A new report released today by the County Council Network (CCN) makes concrete proposals to overcome the long standing problems of the “duty to cooperate” brought in by the coalition government in 2012.
The new report, The Future of Strategic Planning in England, written by Catriona Riddell MRTPI, builds on CCN’s previous report Planning Reforms and the Role of Strategic Planning and proposes “Accountable Strategic Planning Bodies” and “Strategic Planning Advisory Bodies” for wider areas.
These proposed bodies bear some resemblance to the Green Growth Boards (GGBs), which featured in a report published by the RTPI last month. GGBs would bring together local authorities and key stakeholders and establish collaborative and interlinked strategies to tackle issues and challenges faced by subregions.

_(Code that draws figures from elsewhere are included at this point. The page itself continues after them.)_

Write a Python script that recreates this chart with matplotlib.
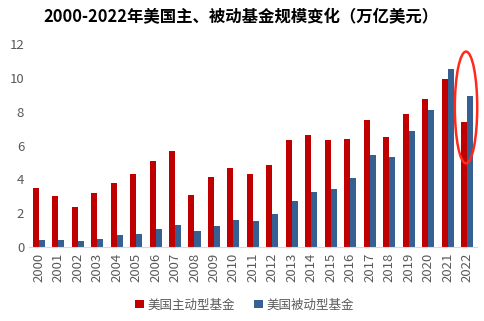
import matplotlib.pyplot as plt
import numpy as np
from matplotlib.patches import Ellipse

plt.rcParams['font.family'] = ['Noto Sans CJK SC', 'DejaVu Sans']

years = [str(y) for y in range(2000, 2023)]
active = [3.5, 3.05, 2.35, 3.2, 3.8, 4.3, 5.1, 5.65, 3.1, 4.15, 4.7, 4.3,
          4.88, 6.32, 6.6, 6.32, 6.36, 7.49, 6.48, 7.84, 8.73, 9.91, 7.37]
passive = [0.4, 0.4, 0.35, 0.5, 0.7, 0.8, 1.05, 1.3, 0.95, 1.25, 1.6, 1.57,
           1.98, 2.75, 3.28, 3.46, 4.11, 5.47, 5.3, 6.89, 8.08, 10.5, 8.9]

red = '#C00000'
blue = '#376092'
grey = '#595959'

fig = plt.figure(figsize=(4.84, 3.21), dpi=100)
ax = fig.add_axes([0.06, 0.23, 0.925, 0.633])

x = np.arange(len(years))
w = 0.31
ax.bar(x - w / 2, active, w, color=red, label='美国主动型基金')
ax.bar(x + w / 2, passive, w, color=blue, label='美国被动型基金')

ax.set_xlim(-0.5, len(years) - 0.5)
ax.set_ylim(0, 12)
ax.set_yticks(range(0, 13, 2))
ax.set_xticks(x)
ax.set_xticklabels(years, rotation=90)
ax.tick_params(axis='both', length=0, labelsize=9.5, colors=grey)
ax.tick_params(axis='x', pad=4)
for s in ['top', 'right', 'left']:
    ax.spines[s].set_visible(False)
ax.spines['bottom'].set_color('#d9d9d9')

# highlight the latest year
ax.add_patch(Ellipse((21.95, 8.25), 1.15, 6.6, fill=False, edgecolor='#ff2a1a',
                     linewidth=1.8, clip_on=False))

fig.text(0.497, 0.945, '2000-2022年美国主、被动基金规模变化（万亿美元）',
         ha='center', va='center', fontsize=11.8, fontweight='bold')
fig.legend(loc='center', bbox_to_anchor=(0.505, 0.05), ncol=2, frameon=False,
           fontsize=9, handlelength=0.7, handleheight=0.7, handletextpad=0.3,
           columnspacing=1.5, labelcolor=grey)

fig.savefig('out.png', dpi=100)
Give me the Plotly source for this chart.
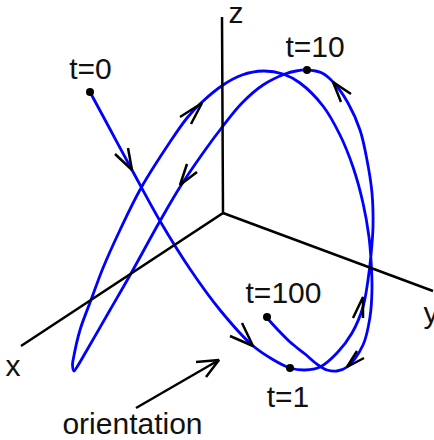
import plotly.graph_objects as go

# coordinates (pixels, y pointing down)
curve_x = [90, 111, 132, 160, 190, 220, 252, 272, 290, 305, 320, 337, 352, 363, 368, 371, 373, 372, 367, 360, 348, 334,
           322, 307, 296, 285, 263, 242, 223, 203, 180, 160, 129, 110, 87, 77, 74, 72.5, 73.5, 80, 91, 103, 120, 141, 170, 187, 201,
           223, 242, 263, 283, 300, 323, 340, 353, 363, 369, 371, 372, 370, 363, 347, 337, 327, 318, 305, 290, 278, 268]
curve_y = [92, 131, 170, 221, 269, 310, 345, 359, 368, 370, 367, 353, 333, 307, 280, 255, 227, 193, 160, 130, 103, 83,
           73, 70, 71, 74, 85, 103, 126, 153, 187, 221, 277, 310, 350, 367, 371, 365, 358, 330, 300, 268, 230, 188, 142, 118, 103,
           85, 75, 71, 74, 83, 106, 135, 167, 203, 237, 260, 288, 317, 345, 367, 371, 370, 365, 354, 342, 330, 319]

axis_x = [222, 223, 21, None, 223, 433]
axis_y = [17, 213, 346, None, 213, 291]

arrow_x = [115, 132, 128, None, 180, 202, 191, None, 197, 180, 187, None, 351, 333, 341, None,
           230, 253, 242, None, 353, 363, 363, None, 364, 347, 357, None, 136, 219, None, 196, 219, 206]
arrow_y = [154, 170, 148, None, 117, 103, 124, None, 172, 185, 164, None, 94, 82, 102, None,
           336, 346, 323, None, 318, 297, 318, None, 358, 367, 351, None, 408, 360, None, 362, 360, 377]

point_x = [90, 290, 307, 267]
point_y = [92, 368, 70, 317]

labels = ["t=0", "t=10", "t=1", "t=100", "x", "y", "z", "orientation"]
label_x = [90.5, 315, 288, 283.5, 13, 431, 236, 132.5]
label_y = [71, 49, 399, 295, 368, 315, 15, 426]

fig = go.Figure()

fig.add_trace(go.Scatter(
    x=curve_x, y=curve_y, mode="lines",
    line=dict(color="#0000ff", width=2.8, shape="spline", smoothing=1),
))

fig.add_trace(go.Scatter(
    x=axis_x, y=axis_y, mode="lines",
    line=dict(color="black", width=2.5),
))

fig.add_trace(go.Scatter(
    x=arrow_x, y=arrow_y, mode="lines",
    line=dict(color="black", width=2.5),
))

fig.add_trace(go.Scatter(
    x=point_x, y=point_y, mode="markers",
    marker=dict(color="black", size=8),
))

fig.add_trace(go.Scatter(
    x=label_x, y=label_y, mode="text", text=labels, textposition="middle center",
    cliponaxis=False,
    textfont=dict(family="Liberation Sans", size=30, color="#111111"),
))

fig.update_layout(
    width=434, height=440,
    margin=dict(l=0, r=0, t=0, b=0),
    showlegend=False,
    paper_bgcolor="white",
    plot_bgcolor="white",
)
fig.update_xaxes(range=[0, 434], visible=False)
fig.update_yaxes(range=[440, 0], visible=False)

# the page's default body margin would push the chart 8px off
fig.write_html("out.html", config={"displayModeBar": False},
               post_script="document.body.style.margin = '0';")
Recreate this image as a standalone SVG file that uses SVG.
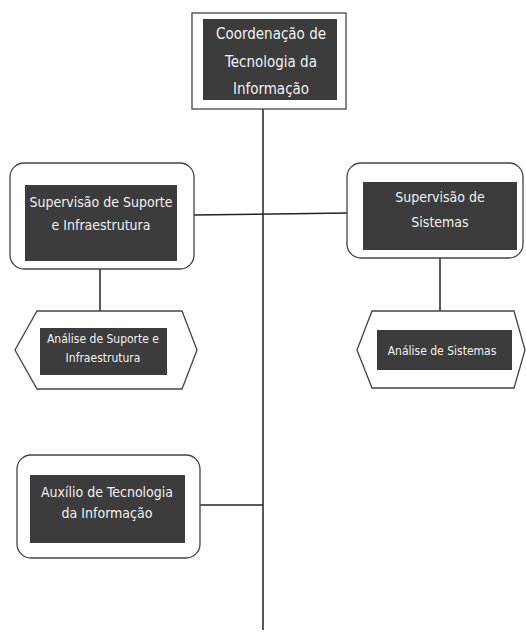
<svg xmlns="http://www.w3.org/2000/svg" width="526" height="632" viewBox="0 0 526 632">
<style>
.frame{fill:#fff;stroke:#444;stroke-width:1.3}
.dark{fill:#3c3c3c}
.t{font-family:"Liberation Sans Narrow","DejaVu Sans Condensed","Liberation Sans",sans-serif;fill:#f2f2f2;text-anchor:middle}
.xl{font-size:15px}
.l{font-size:14px}
.s{font-size:12px}
.c{stroke:#222;stroke-width:1.5;fill:none}
</style>
<g id="connectors">
<line class="c" x1="263" y1="108" x2="263" y2="630"/>
<line class="c" x1="193" y1="215" x2="349" y2="213"/>
<line class="c" x1="100" y1="268" x2="100" y2="311"/>
<line class="c" x1="440" y1="257" x2="440" y2="311"/>
<line class="c" x1="200" y1="505" x2="263" y2="505"/>
</g>
<g id="n-coord">
<rect class="frame" x="192" y="13" width="154" height="96"/>
<rect class="dark" x="203" y="19" width="134" height="81"/>
<text class="t xl" x="271" y="39">Coordenação de</text>
<text class="t xl" x="271" y="67">Tecnologia da</text>
<text class="t xl" x="271" y="94">Informação</text>
</g>
<g id="n-sup-suporte">
<rect class="frame" x="10" y="163" width="184" height="106" rx="14"/>
<rect class="dark" x="25" y="185" width="152" height="76"/>
<text class="t l" x="101" y="207">Supervisão de Suporte</text>
<text class="t l" x="101" y="230">e Infraestrutura</text>
</g>
<g id="n-sup-sistemas">
<rect class="frame" x="347" y="163" width="176" height="95" rx="14"/>
<rect class="dark" x="363" y="182" width="154" height="68"/>
<text class="t l" x="440" y="202">Supervisão de</text>
<text class="t l" x="440" y="227">Sistemas</text>
</g>
<g id="n-analise-suporte">
<polygon class="frame" points="37,311 182,311 197,350 182,389 37,389 15,350"/>
<rect class="dark" x="40" y="328" width="127" height="47"/>
<text class="t s" x="103" y="343">Análise de Suporte e</text>
<text class="t s" x="103" y="362">Infraestrutura</text>
</g>
<g id="n-analise-sistemas">
<polygon class="frame" points="372,311 514,311 525,350 514,388 372,388 357,350"/>
<rect class="dark" x="377" y="330" width="135" height="40"/>
<text class="t s" x="442" y="355">Análise de Sistemas</text>
</g>
<g id="n-auxilio">
<rect class="frame" x="17" y="455" width="183" height="103" rx="14"/>
<rect class="dark" x="30" y="475" width="155" height="68"/>
<text class="t l" x="107" y="497">Auxílio de Tecnologia</text>
<text class="t l" x="107" y="518">da Informação</text>
</g>
</svg>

We consider the CCN proposal to have a lot of merit. The deployment of the material consideration route is a very interesting option. However, we also feel that it involves the necessary “non-planning” actors more in the “Delivery programme” which sits under the strategic plan more than in the plan itself. We question whether this would be sufficient involvement.
With Local Authorities facing the challenges of climate change, the housing crisis, and delivering the levelling up agenda and budget cuts, there is a clear need for collaboration across local authority boundaries, as well as the environment, transport, education and health sectors, for key actors to come together at a “top table” to agree high level priorities.